◆ **SET EXERCISE**:
Return each line of the listing below, unchanged, and omit the images.

◆ **DATASET ENTRIES**:
▬▬▬▬▬▬

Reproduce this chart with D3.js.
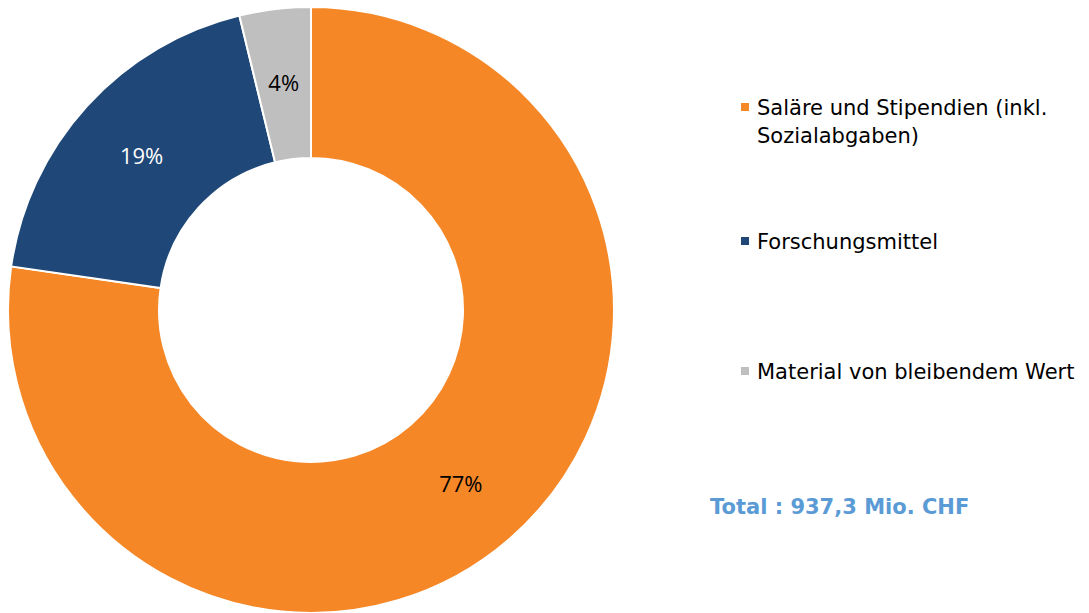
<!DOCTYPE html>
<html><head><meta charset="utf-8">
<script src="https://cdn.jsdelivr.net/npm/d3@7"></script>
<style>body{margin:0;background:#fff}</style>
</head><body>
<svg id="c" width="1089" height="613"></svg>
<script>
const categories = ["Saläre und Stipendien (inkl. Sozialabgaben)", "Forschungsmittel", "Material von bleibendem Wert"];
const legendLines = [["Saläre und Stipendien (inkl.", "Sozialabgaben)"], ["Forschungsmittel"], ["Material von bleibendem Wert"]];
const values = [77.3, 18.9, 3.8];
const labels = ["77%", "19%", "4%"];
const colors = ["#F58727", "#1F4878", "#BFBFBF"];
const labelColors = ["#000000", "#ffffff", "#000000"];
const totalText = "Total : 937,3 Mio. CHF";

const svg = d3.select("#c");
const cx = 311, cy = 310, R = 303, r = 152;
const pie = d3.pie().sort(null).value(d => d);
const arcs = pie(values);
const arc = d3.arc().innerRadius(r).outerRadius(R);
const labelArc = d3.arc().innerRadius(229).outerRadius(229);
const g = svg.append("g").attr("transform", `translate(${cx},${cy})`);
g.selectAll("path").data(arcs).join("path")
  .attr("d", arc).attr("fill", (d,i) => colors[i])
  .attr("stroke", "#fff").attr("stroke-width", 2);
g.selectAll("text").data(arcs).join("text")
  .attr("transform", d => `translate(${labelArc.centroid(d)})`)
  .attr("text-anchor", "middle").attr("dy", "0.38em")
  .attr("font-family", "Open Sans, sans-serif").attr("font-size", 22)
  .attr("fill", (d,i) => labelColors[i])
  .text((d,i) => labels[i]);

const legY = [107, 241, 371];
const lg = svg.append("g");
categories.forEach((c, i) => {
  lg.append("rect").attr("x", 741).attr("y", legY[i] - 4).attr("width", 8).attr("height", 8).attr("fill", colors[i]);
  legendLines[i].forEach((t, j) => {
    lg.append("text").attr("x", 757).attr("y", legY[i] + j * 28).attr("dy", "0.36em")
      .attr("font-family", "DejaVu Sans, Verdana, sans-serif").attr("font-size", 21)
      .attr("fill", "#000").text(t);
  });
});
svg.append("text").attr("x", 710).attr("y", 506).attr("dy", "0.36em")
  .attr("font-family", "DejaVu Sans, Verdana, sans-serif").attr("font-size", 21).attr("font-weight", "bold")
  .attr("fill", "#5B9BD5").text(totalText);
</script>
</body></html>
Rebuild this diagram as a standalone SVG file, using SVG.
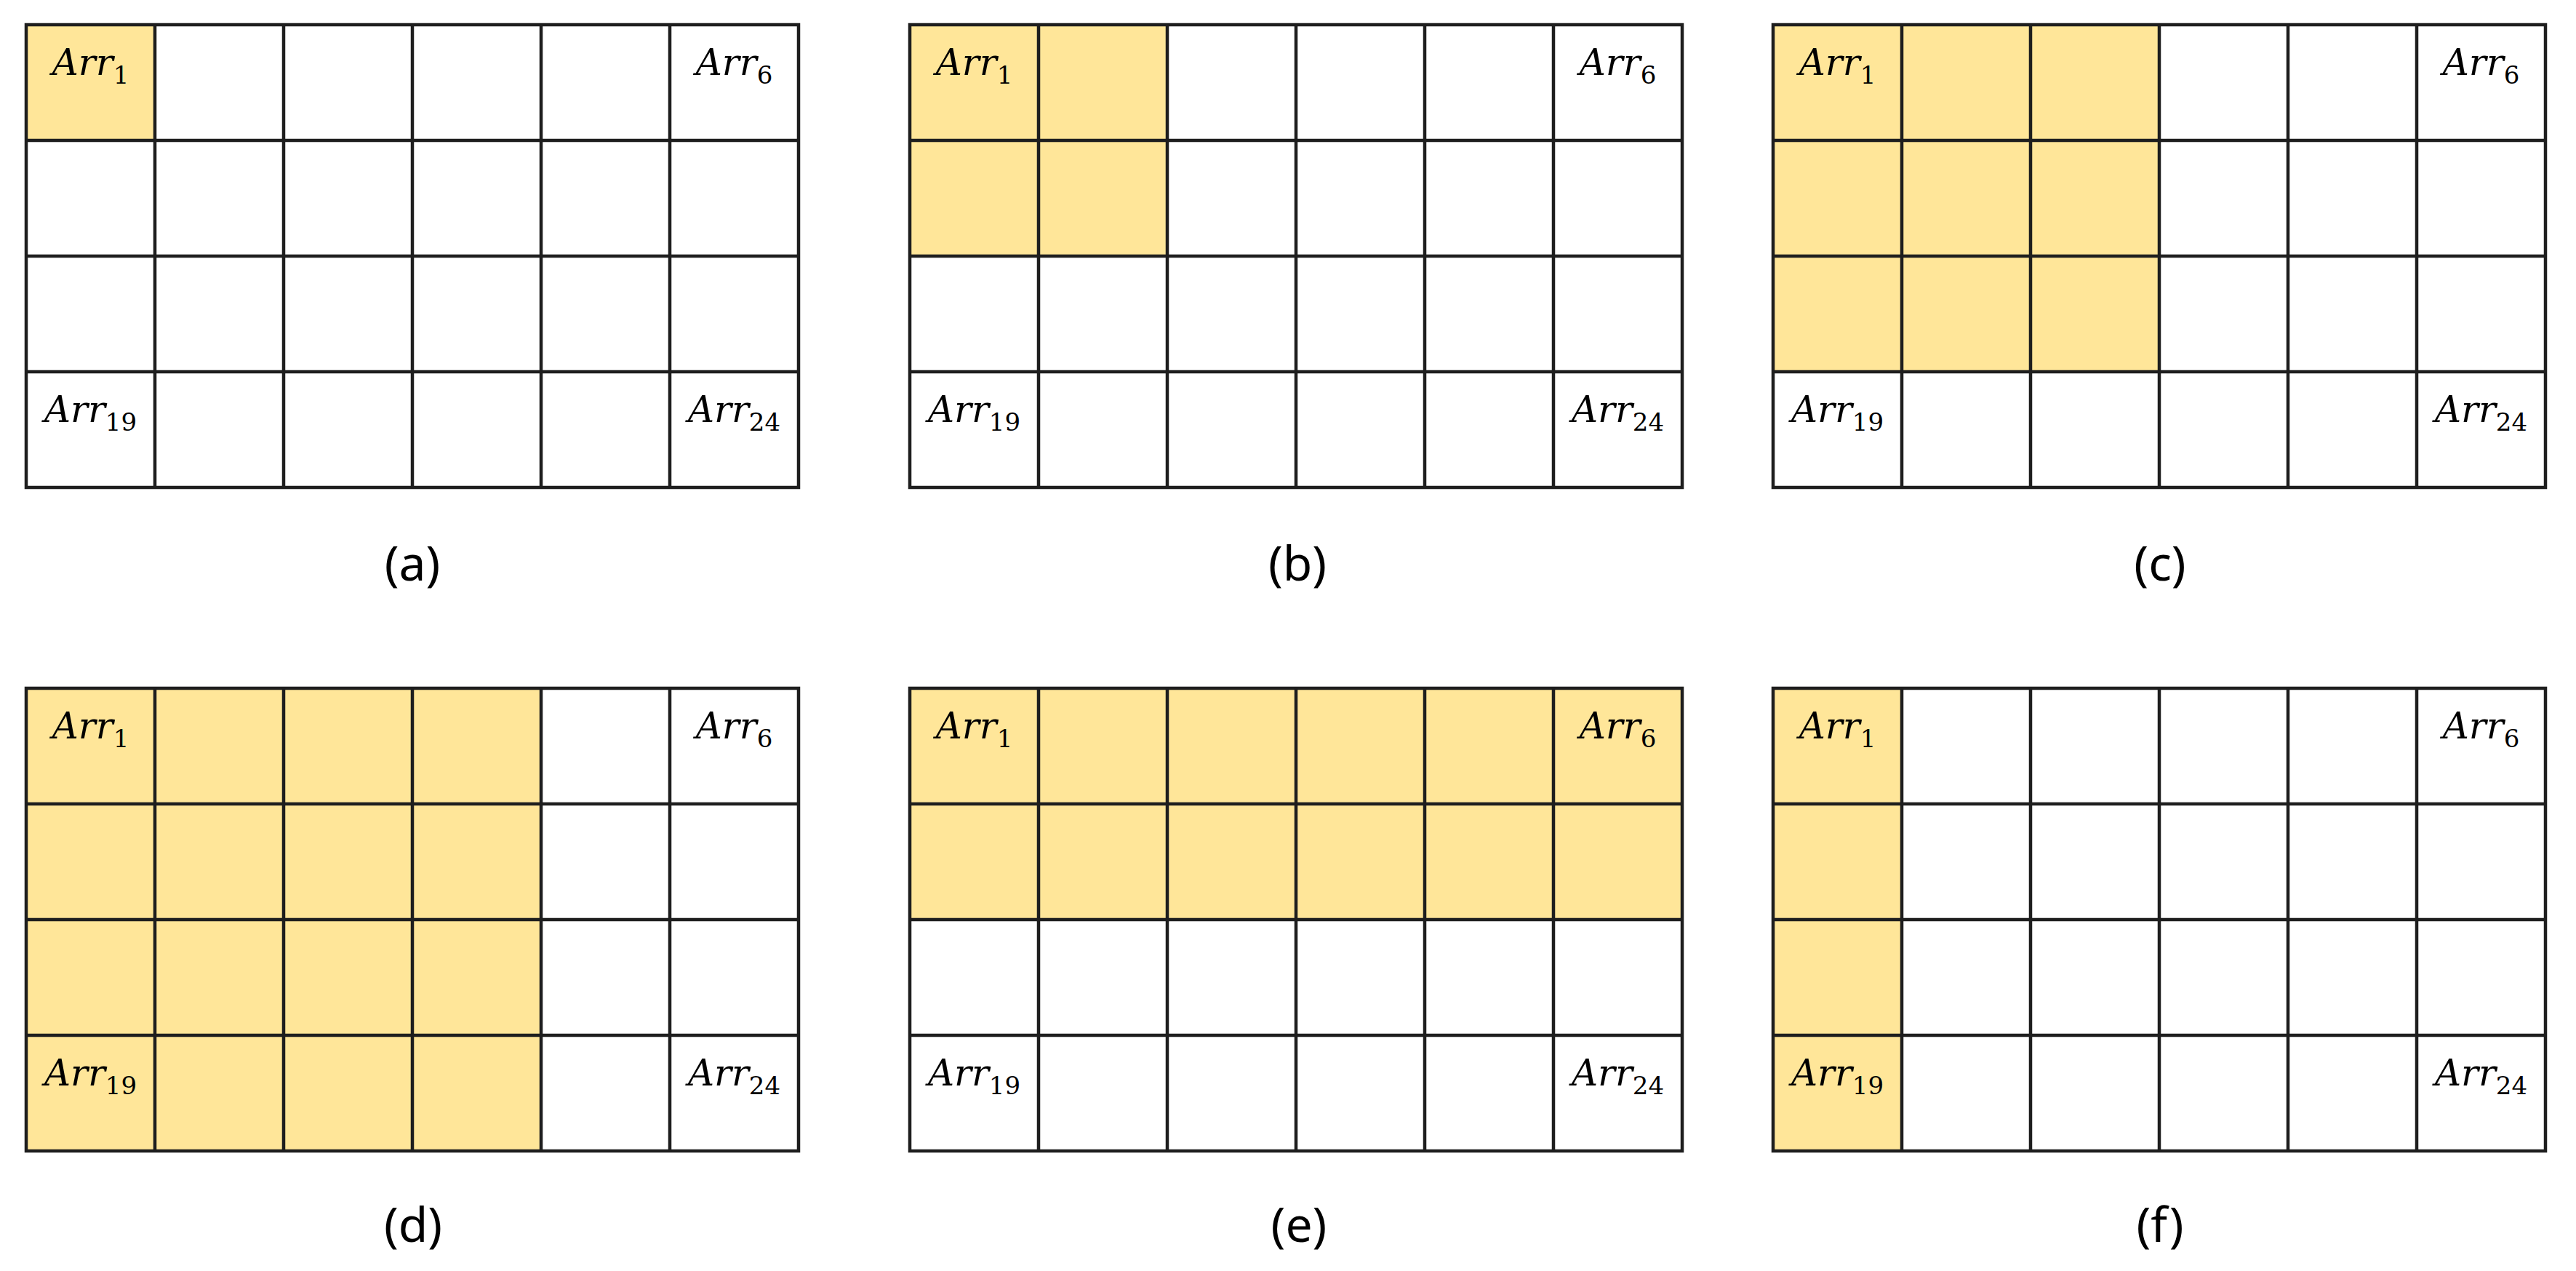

▬▬▬▬▬▬

◆ **RESULT FOR THIS TASK**:
Reproduce this chart with D3.js.
<!DOCTYPE html>
<html><head><meta charset="utf-8">
<script src="https://cdn.jsdelivr.net/npm/d3@7"></script>
<style>body{margin:0;background:#fff}</style>
</head><body>
<svg id="c" width="1089" height="613"></svg>
<script>
const categories = ["Saläre und Stipendien (inkl. Sozialabgaben)", "Forschungsmittel", "Material von bleibendem Wert"];
const legendLines = [["Saläre und Stipendien (inkl.", "Sozialabgaben)"], ["Forschungsmittel"], ["Material von bleibendem Wert"]];
const values = [77.3, 18.9, 3.8];
const labels = ["77%", "19%", "4%"];
const colors = ["#F58727", "#1F4878", "#BFBFBF"];
const labelColors = ["#000000", "#ffffff", "#000000"];
const totalText = "Total : 937,3 Mio. CHF";

const svg = d3.select("#c");
const cx = 311, cy = 310, R = 303, r = 152;
const pie = d3.pie().sort(null).value(d => d);
const arcs = pie(values);
const arc = d3.arc().innerRadius(r).outerRadius(R);
const labelArc = d3.arc().innerRadius(229).outerRadius(229);
const g = svg.append("g").attr("transform", `translate(${cx},${cy})`);
g.selectAll("path").data(arcs).join("path")
  .attr("d", arc).attr("fill", (d,i) => colors[i])
  .attr("stroke", "#fff").attr("stroke-width", 2);
g.selectAll("text").data(arcs).join("text")
  .attr("transform", d => `translate(${labelArc.centroid(d)})`)
  .attr("text-anchor", "middle").attr("dy", "0.38em")
  .attr("font-family", "Open Sans, sans-serif").attr("font-size", 22)
  .attr("fill", (d,i) => labelColors[i])
  .text((d,i) => labels[i]);

const legY = [107, 241, 371];
const lg = svg.append("g");
categories.forEach((c, i) => {
  lg.append("rect").attr("x", 741).attr("y", legY[i] - 4).attr("width", 8).attr("height", 8).attr("fill", colors[i]);
  legendLines[i].forEach((t, j) => {
    lg.append("text").attr("x", 757).attr("y", legY[i] + j * 28).attr("dy", "0.36em")
      .attr("font-family", "DejaVu Sans, Verdana, sans-serif").attr("font-size", 21)
      .attr("fill", "#000").text(t);
  });
});
svg.append("text").attr("x", 710).attr("y", 506).attr("dy", "0.36em")
  .attr("font-family", "DejaVu Sans, Verdana, sans-serif").attr("font-size", 21).attr("font-weight", "bold")
  .attr("fill", "#5B9BD5").text(totalText);
</script>
</body></html>
Rebuild this diagram as a standalone SVG file, using SVG.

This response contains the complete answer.